═════ INPUT RECORDS
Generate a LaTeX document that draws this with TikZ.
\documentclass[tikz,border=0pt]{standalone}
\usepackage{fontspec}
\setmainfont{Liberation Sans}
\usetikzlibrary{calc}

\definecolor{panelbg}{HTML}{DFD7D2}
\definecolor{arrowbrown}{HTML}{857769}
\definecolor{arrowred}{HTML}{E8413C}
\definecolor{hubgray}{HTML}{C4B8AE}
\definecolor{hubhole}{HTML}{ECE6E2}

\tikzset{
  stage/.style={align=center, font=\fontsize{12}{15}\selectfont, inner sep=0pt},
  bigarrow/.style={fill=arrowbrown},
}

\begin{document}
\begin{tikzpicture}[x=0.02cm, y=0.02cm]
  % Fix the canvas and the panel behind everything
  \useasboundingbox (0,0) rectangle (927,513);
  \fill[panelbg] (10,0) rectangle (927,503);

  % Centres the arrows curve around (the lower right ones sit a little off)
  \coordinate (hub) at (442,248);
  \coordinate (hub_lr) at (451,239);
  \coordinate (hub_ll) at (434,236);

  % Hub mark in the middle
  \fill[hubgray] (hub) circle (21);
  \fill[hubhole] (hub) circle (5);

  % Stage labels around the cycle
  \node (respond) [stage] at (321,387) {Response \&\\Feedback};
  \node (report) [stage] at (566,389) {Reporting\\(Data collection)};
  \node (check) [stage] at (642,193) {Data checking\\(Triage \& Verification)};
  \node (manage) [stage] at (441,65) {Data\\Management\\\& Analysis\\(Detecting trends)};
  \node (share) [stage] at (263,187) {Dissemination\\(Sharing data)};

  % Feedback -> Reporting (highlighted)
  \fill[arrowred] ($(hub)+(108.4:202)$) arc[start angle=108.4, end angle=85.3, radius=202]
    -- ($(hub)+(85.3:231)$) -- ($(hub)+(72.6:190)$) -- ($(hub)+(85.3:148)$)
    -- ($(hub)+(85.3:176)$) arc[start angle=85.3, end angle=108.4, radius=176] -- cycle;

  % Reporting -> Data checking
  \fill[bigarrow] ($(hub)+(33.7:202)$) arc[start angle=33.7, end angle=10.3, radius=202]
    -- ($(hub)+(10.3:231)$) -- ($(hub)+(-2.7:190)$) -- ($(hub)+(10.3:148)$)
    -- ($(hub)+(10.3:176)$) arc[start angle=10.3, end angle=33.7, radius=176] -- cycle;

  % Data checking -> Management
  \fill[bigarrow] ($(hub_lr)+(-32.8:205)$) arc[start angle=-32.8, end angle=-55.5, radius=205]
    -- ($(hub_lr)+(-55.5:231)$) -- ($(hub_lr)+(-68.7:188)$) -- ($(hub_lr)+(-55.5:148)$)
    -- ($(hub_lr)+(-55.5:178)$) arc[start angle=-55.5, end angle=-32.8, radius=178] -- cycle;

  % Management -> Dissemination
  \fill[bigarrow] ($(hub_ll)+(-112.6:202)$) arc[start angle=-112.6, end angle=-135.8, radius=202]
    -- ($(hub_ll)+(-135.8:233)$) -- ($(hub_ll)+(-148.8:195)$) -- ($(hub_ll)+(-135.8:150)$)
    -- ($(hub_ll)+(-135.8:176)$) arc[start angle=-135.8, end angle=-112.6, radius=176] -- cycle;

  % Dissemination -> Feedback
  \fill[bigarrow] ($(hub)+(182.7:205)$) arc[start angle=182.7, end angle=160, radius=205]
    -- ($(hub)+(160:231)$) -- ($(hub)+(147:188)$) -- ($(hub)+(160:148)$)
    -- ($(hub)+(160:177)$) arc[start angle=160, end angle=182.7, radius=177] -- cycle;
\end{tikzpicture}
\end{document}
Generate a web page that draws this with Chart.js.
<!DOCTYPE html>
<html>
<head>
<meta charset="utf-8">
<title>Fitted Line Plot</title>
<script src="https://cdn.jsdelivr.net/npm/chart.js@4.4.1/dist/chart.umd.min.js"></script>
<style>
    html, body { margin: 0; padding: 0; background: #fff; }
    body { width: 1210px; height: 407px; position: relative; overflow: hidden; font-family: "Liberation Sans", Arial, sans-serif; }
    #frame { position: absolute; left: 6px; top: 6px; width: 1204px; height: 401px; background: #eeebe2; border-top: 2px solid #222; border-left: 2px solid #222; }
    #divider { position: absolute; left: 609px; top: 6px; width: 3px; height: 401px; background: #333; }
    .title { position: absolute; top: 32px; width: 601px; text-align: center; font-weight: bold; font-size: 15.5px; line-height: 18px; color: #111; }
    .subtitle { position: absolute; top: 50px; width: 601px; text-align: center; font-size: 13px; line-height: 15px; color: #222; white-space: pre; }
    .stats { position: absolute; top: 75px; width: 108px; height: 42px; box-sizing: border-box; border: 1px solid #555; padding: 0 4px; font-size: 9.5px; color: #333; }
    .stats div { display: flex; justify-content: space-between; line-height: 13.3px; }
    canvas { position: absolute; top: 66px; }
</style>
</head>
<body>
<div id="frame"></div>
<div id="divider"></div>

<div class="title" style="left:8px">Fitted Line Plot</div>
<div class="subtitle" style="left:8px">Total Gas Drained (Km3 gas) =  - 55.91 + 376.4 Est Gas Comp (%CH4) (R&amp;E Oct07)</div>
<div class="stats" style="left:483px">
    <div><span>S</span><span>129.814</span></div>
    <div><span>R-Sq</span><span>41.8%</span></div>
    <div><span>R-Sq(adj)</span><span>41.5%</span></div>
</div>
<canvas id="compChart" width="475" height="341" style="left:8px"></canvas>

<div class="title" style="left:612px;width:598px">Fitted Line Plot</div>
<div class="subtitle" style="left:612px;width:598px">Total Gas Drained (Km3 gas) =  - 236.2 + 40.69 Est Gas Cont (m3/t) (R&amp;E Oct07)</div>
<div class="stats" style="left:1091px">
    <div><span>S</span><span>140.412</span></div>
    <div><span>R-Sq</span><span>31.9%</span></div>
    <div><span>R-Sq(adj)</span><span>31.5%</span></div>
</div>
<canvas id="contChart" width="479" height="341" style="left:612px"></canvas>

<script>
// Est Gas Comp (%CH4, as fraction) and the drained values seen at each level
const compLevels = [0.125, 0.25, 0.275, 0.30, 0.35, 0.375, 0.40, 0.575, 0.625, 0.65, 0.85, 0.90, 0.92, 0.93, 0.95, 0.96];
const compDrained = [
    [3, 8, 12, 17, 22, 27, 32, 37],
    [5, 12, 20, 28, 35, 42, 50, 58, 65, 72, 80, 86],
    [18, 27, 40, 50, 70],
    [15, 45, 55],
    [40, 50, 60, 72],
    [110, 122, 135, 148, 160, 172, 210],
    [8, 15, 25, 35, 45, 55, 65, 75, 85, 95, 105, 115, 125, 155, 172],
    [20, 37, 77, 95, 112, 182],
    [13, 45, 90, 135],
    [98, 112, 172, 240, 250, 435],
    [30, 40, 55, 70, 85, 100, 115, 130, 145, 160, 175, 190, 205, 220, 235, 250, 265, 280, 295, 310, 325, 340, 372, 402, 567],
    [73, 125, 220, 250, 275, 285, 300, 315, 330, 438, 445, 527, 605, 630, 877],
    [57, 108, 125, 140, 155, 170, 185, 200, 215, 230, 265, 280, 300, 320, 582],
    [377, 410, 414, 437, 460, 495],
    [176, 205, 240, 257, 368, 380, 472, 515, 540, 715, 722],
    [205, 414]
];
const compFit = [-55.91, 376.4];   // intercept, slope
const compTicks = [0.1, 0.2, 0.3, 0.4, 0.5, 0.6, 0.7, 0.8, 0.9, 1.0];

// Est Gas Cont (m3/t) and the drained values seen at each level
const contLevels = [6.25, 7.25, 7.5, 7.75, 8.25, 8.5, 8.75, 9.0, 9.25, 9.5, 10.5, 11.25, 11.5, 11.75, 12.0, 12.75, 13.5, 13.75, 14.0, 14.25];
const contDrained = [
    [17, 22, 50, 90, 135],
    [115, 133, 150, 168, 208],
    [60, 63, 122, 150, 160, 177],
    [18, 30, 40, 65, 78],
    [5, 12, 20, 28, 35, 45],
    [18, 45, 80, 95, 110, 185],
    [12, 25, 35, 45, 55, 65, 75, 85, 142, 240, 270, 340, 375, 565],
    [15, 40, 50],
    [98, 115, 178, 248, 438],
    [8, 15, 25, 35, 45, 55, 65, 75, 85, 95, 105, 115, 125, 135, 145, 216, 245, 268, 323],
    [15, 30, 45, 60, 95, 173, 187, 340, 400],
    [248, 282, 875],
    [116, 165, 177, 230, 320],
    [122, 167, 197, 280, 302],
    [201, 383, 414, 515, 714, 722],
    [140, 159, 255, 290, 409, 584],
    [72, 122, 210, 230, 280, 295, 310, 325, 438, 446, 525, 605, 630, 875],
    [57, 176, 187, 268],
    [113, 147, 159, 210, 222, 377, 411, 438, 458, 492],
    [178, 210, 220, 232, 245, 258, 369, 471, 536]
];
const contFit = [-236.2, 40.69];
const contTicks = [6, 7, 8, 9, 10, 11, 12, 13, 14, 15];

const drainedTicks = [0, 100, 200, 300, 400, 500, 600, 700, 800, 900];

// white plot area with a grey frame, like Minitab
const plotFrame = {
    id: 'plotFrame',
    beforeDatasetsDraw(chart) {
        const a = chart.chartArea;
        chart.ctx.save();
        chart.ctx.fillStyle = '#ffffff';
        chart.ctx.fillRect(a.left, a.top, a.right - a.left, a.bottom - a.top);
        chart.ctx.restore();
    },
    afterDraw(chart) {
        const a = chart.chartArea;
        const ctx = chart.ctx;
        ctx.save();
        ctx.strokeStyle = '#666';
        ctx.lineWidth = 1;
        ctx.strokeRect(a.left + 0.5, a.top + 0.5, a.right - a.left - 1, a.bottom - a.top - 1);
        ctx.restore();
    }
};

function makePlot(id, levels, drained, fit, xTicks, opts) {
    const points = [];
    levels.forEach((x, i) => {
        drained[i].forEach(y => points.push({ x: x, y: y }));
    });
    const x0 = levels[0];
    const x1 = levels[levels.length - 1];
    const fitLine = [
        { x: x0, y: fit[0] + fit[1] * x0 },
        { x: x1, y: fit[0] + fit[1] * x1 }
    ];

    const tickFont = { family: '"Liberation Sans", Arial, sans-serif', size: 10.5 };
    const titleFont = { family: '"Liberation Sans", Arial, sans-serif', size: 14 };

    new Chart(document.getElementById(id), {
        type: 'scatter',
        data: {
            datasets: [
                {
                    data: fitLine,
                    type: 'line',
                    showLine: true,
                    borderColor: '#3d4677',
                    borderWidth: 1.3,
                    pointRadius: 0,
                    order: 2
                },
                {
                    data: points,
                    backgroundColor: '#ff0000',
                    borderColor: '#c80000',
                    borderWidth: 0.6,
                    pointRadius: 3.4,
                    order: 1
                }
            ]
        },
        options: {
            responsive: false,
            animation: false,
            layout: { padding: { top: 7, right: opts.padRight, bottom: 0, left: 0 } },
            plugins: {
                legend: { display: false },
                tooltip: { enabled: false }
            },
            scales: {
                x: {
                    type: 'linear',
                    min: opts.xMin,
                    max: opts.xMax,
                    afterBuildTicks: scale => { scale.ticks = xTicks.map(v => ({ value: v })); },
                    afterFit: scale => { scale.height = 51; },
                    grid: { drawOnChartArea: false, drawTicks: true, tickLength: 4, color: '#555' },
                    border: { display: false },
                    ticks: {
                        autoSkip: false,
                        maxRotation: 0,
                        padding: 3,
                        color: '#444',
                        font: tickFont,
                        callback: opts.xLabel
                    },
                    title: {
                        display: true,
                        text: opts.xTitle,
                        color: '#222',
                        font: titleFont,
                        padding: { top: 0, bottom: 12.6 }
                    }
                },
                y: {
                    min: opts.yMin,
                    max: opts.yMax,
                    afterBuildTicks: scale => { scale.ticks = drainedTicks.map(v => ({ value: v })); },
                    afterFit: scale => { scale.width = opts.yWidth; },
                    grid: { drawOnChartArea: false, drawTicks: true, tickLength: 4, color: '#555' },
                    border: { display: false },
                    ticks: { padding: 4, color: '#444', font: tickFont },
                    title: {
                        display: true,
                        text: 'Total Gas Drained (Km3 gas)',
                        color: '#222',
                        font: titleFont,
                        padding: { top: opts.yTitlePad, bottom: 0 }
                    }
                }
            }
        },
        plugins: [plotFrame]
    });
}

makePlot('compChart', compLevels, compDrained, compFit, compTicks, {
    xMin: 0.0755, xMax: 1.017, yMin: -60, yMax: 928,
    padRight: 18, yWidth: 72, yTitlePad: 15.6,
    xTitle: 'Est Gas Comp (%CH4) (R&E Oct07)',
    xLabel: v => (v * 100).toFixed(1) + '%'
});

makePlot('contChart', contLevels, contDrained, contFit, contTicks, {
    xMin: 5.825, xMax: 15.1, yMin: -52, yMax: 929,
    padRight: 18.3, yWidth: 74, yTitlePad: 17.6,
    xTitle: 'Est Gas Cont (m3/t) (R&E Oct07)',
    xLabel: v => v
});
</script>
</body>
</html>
══════════
REQUEST
Above are the records; please copy exactly their first line and each line after it through the line containing "(hub) circle (5);", and no line after that.

TASK RESPONSE
Generate a LaTeX document that draws this with TikZ.
\documentclass[tikz,border=0pt]{standalone}
\usepackage{fontspec}
\setmainfont{Liberation Sans}
\usetikzlibrary{calc}

\definecolor{panelbg}{HTML}{DFD7D2}
\definecolor{arrowbrown}{HTML}{857769}
\definecolor{arrowred}{HTML}{E8413C}
\definecolor{hubgray}{HTML}{C4B8AE}
\definecolor{hubhole}{HTML}{ECE6E2}

\tikzset{
  stage/.style={align=center, font=\fontsize{12}{15}\selectfont, inner sep=0pt},
  bigarrow/.style={fill=arrowbrown},
}

\begin{document}
\begin{tikzpicture}[x=0.02cm, y=0.02cm]
  % Fix the canvas and the panel behind everything
  \useasboundingbox (0,0) rectangle (927,513);
  \fill[panelbg] (10,0) rectangle (927,503);

  % Centres the arrows curve around (the lower right ones sit a little off)
  \coordinate (hub) at (442,248);
  \coordinate (hub_lr) at (451,239);
  \coordinate (hub_ll) at (434,236);

  % Hub mark in the middle
  \fill[hubgray] (hub) circle (21);
  \fill[hubhole] (hub) circle (5);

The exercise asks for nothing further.